Object Lessons

Welcoming God

Objects: A door

Just as the glass windows in the lighthouse keep out the wind and the rain and the cold, and at the same time let the light of that great beacon at sea shine through and be seen from ships, so doors serve a double purpose.—They keep out and they let in.

In historic Old Deerfield, in Massachusetts, where many Indian massacres occurred, the old houses remain and in visiting that place, as I hope you will sometime, you will see great reinforcements of iron built into the doors of those old homes. Heavy locks and iron bars held them shut at night and often during the day. You see the Indians often would come down and attack the little village and they must be kept out.

Today we live in peace and there are no Indians to keep out, but doors are necessary just the same. There are flies and mosquitoes to keep out; there are snow and cold weather, and, too, there are small muddy feet to which doors seem to say "hold it, don't track mud in here."

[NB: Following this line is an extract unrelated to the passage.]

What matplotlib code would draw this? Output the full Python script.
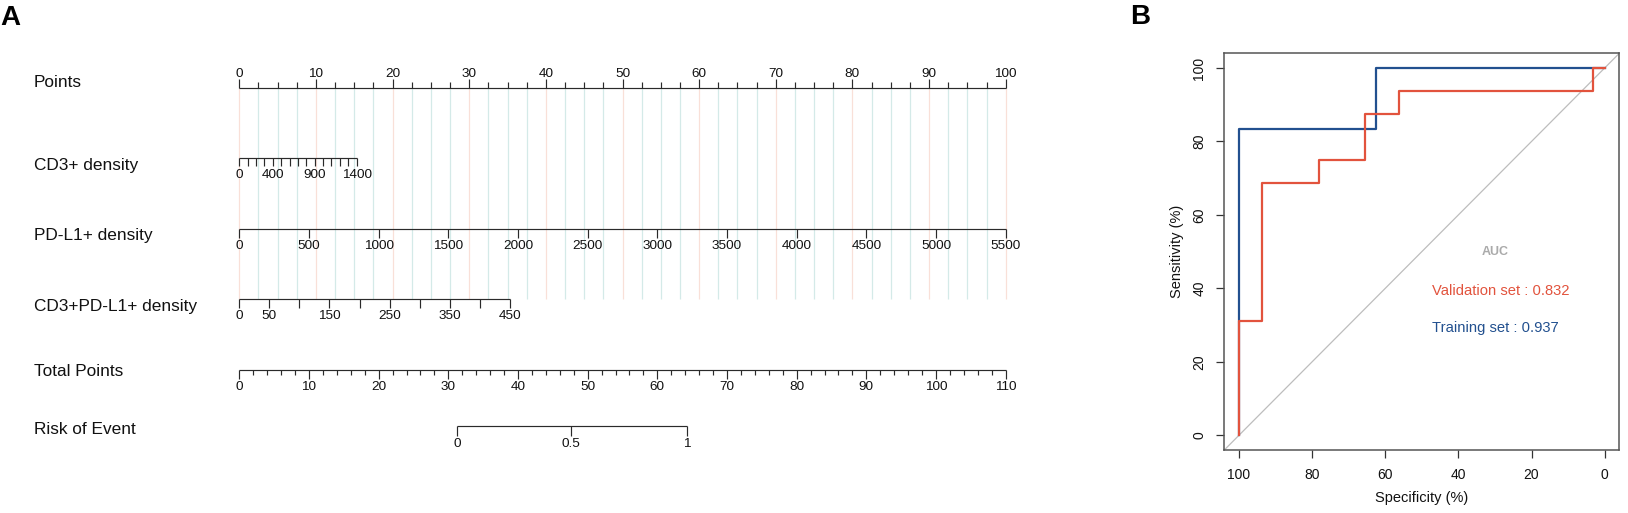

Doors are also invitations to come in. Did you ever see those welcome signs on mats in front of the front door? And then usually the door is locked securely! I like to see an unlocked front door. I think that is the best way to say "Welcome." It shows also that the house is kept in order for anyone to see.

Boys and girls, you are God's house—see to it that you are kept clean inside and that you are always ready to shelter those in need, and shut out all wrong and evil thinking.